27.11.06

A última letra


Álvaro Lapa, Presidiariamente

1. Já temos este em miniatura na sala, um dia hás-de ter aquele em tamanho real (entretanto, podemos ir vê-lo ao Museu da Cidade).

2. Devolvo-te o poema com o qual me apresentaste o Cesariny:

Afinal o que importa não é a literatura
nem a crítica de arte nem a câmara escura
Afinal o que importa não é bem o negócio
nem o ter dinheiro ao lado de ter horas de ócio
Afinal o que importa não é ser novo e galante
– ele há tanta maneira de compor uma estante
Afinal o que importa é não ter medo: fechar os olhos frente ao precipício
e cair verticalmente no vício
Não é verdade rapaz?
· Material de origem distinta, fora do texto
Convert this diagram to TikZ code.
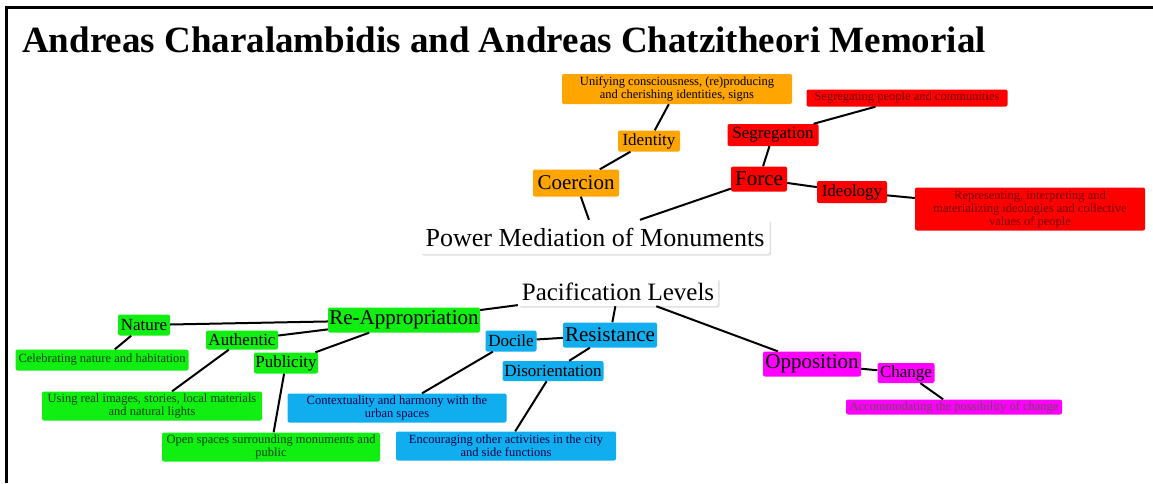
\documentclass[tikz,border=0pt]{standalone}
\usepackage{fontspec}
\setmainfont{Liberation Serif}
\usetikzlibrary{shadows}
\definecolor{corange}{HTML}{FFA500}
\definecolor{cred}{HTML}{FF0000}
\definecolor{cgreen}{HTML}{11EE11}
\definecolor{cblue}{HTML}{10AEEE}
\definecolor{cmag}{HTML}{FF00FF}
\newcommand{\fsA}{\fontsize{21}{24}\selectfont}
\newcommand{\fsB}{\fontsize{17}{20}\selectfont}
\newcommand{\fsC}{\fontsize{12.5}{13}\selectfont}
\tikzset{
  box/.style={rounded corners=2pt, inner sep=0pt, align=center},
  mainbox/.style={box, fill=white, drop shadow={shadow xshift=1.5pt, shadow yshift=-1.5pt, fill=black!12, opacity=1}},
  orangebox/.style={box, fill=corange, text=black},
  redbox/.style={box, fill=cred, text=black},
  redsmall/.style={box, fill=cred, text=red!45!black},
  greenbox/.style={box, fill=cgreen, text=black},
  greensmall/.style={box, fill=cgreen, text=green!25!black},
  bluebox/.style={box, fill=cblue, text=black},
  bluesmall/.style={box, fill=cblue, text=blue!30!black},
  magbox/.style={box, fill=cmag, text=black},
  magsmall/.style={box, fill=cmag, text=magenta!35!black},
  link/.style={draw=black, line width=2pt},
}
\begin{document}
\begin{tikzpicture}[x=1pt, y=-1pt]
\useasboundingbox (0,0) rectangle (1153,483);
\fill[white] (0,0) rectangle (1153,483);
% frame
\draw[line width=3pt] (6,483) -- (6,7) -- (1153,7);
% heading
\node[anchor=base west, inner sep=0pt, font=\bfseries\fontsize{37}{40}\selectfont] (title) at (22,52)
  {Andreas Charalambidis and Andreas Chatzitheori Memorial};

% upper tree
\node[mainbox, minimum width=349, minimum height=34, font=\fontsize{26}{28}\selectfont] (power) at (595,237) {Power Mediation of Monuments};
\node[orangebox, minimum width=86, minimum height=27, font=\fsA] (coercion) at (576,183) {Coercion};
\node[orangebox, minimum width=62, minimum height=21, font=\fsB] (identity) at (649,141) {Identity};
\node[orangebox, minimum width=230, minimum height=30, font=\fsC] (unify) at (677,89) {Unifying consciousness, (re)producing\\and cherishing identities, signs};
\node[redbox, minimum width=56, minimum height=25, font=\fsA] (force) at (759,179) {Force};
\node[redbox, minimum width=91, minimum height=22, font=\fsB] (segregation) at (773,135) {Segregation};
\node[redsmall, minimum width=201, minimum height=17, font=\fsC] (segdesc) at (907,98) {Segregating people and communities};
\node[redbox, minimum width=70, minimum height=22, font=\fsB] (ideology) at (852,192) {Ideology};
\node[redsmall, minimum width=230, minimum height=43, font=\fsC] (ideodesc) at (1030,209) {Representing, interpreting and\\materializing ideologies and collective\\values of people};

\draw[link] (coercion) -- (power);
\draw[link] (power.north) ++(45,0) coordinate (pf) -- (force);
\draw[link] (coercion) -- (identity);
\draw[link] (identity) -- (unify);
\draw[link] (force) -- (segregation);
\draw[link] (segregation) -- (segdesc);
\draw[link] (force) -- (ideology);
\draw[link] (ideology) -- (ideodesc);

% lower tree
\node[mainbox, minimum width=200, minimum height=28, font=\fontsize{25}{27}\selectfont] (pacif) at (618,292) {Pacification Levels};
\node[greenbox, minimum width=152, minimum height=25, font=\fsA] (reapp) at (404,320) {Re-Appropriation};
\node[greenbox, minimum width=52, minimum height=21, font=\fsB] (nature) at (144,325) {Nature};
\node[greenbox, minimum width=72, minimum height=19, font=\fsB] (authentic) at (242,340) {Authentic};
\node[greenbox, minimum width=64, minimum height=21, font=\fsB] (publicity) at (286,363) {Publicity};
\node[greensmall, minimum width=173, minimum height=21, font=\fsC] (natdesc) at (102,360) {Celebrating nature and habitation};
\node[greensmall, minimum width=220, minimum height=29, font=\fsC] (autdesc) at (152,406) {Using real images, stories, local materials\\and natural lights};
\node[greensmall, minimum width=218, minimum height=29, font=\fsC] (pubdesc) at (271,447) {Open spaces surrounding monuments and\\public};
\node[bluebox, minimum width=94, minimum height=25, font=\fsA] (resist) at (610,335) {Resistance};
\node[bluebox, minimum width=51, minimum height=21, font=\fsB] (docile) at (511,341) {Docile};
\node[bluebox, minimum width=101, minimum height=20, font=\fsB] (disor) at (553,371) {Disorientation};
\node[bluesmall, minimum width=219, minimum height=29, font=\fsC] (docdesc) at (397,408) {Contextuality and harmony with the\\urban spaces};
\node[bluesmall, minimum width=220, minimum height=29, font=\fsC] (disdesc) at (506,446) {Encouraging other activities in the city\\and side functions};
\node[magbox, minimum width=98, minimum height=25, font=\fsA] (oppos) at (812,364) {Opposition};
\node[magbox, minimum width=57, minimum height=20, font=\fsB] (change) at (906,373) {Change};
\node[magsmall, minimum width=216, minimum height=15, font=\fsC] (chdesc) at (954,407) {Accommodating the possibility of change};

\draw[link] (pacif) -- (reapp);
\draw[link] (pacif) -- (resist);
\draw[link] (pacif) -- (oppos);
\draw[link] (reapp) -- (nature);
\draw[link] (reapp) -- (authentic);
\draw[link] (reapp) -- (publicity);
\draw[link] (nature) -- (natdesc);
\draw[link] (authentic) -- (autdesc);
\draw[link] (publicity) -- (pubdesc);
\draw[link] (resist) -- (docile);
\draw[link] (docile) -- (docdesc);
\draw[link] (resist) -- (disor);
\draw[link] (disor) -- (disdesc);
\draw[link] (oppos) -- (change);
\draw[link] (change) -- (chdesc);
\end{tikzpicture}
\end{document}
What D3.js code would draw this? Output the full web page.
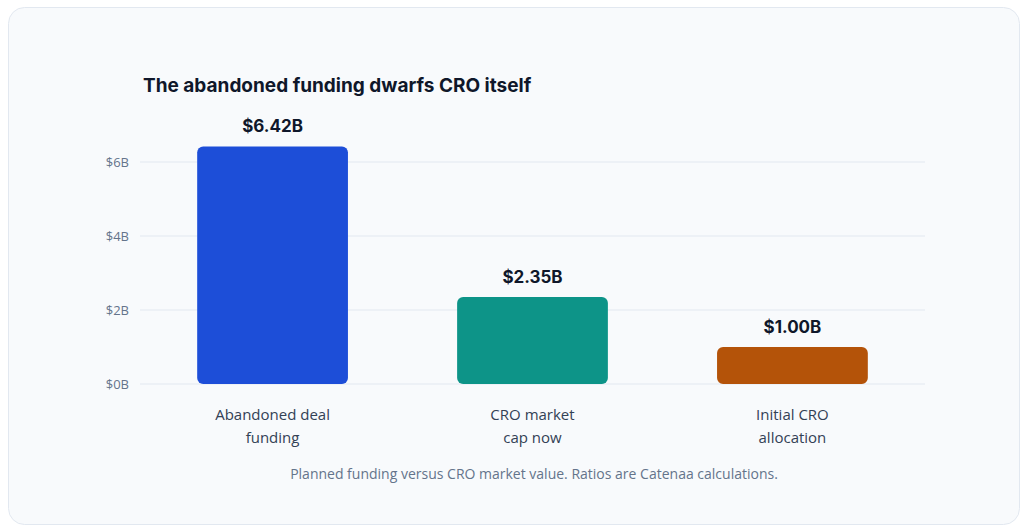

E amanhã há bola
antes de haver cinema madame blanche e parola
Que afinal o que importa não é haver gente com fome
porque assim como assim ainda há muita gente que come
Que afinal o que importa é não ter medo
de chamar o gerente e dizer muito alto ao pé de muita gente:
Gerente! Este leite está azedo!
Que afinal o que importa é pôr ao alto a gola do peludo
à saída da pastelaria, e lá fora – ah, lá fora!
– rir de tudo
No riso admirável de quem sabe e gosta
ter lavados e muitos dentes brancos à mostra

Mário Cesariny [1923-2006], Pastelaria

3.


4. És a última letra do meu alfabeto, juntos temos a primeira. Misturam-se as duas na minha lista de importâncias.

3 comments:

Anonymous said...

I. Fugo aos lugares comuns como da morte.
II. As palavras a aquecerem-me os hemisférios e as cores as pontas dos dedos.
III. Ensinarei quem vier o sentido da vida / a clareza e a ferocidade, o amor / os homens sem tempo e a liberdade.

Z.

Anonymous said...

PRIMEIRA PARTE
Há uns anos atrás, quando eu tinha a mania que era actriz, eu e uns amigos tinhamos um espectáculo de poesia um bocado estranho que andámos a fazer aí pelas escolas deste país. Quando digo estranho refiro-me ao facto de, por exemplo, eu ser uma junkie lésbica. era uma coisa muito boa, era ver os profs a abandonar as salas a pensar: "mas porque é que comprámos este espectáculo?" e os putos todos contentes. Enfim, isto tudo para dizer que me cabia a mim dizer a parte final da pastelaria e que sempre me soube muito bem fazê-lo.

SEGUNDA PARTE
há uns tempos um amigo deu-me um cd com poemas do cesariny ditos pelo próprio. Como ele é uma pessoa generosa, não se deve importar que o partilhe. Fiz-te o upload da pastelaria. Está aqui:
http://www.box.net/public/9barsl8ovz

se quiseres faço-te uma cópia ou o upload do resto, são só 5 faixas.

rita said...

É engraçado como as pessoas se cruzam com a poesia e com a música em circunstâncias tão diferentes.
Obrigada pela história e pelo upload.
Se puderes fazer também das outras faixas fico ainda mais agradecida.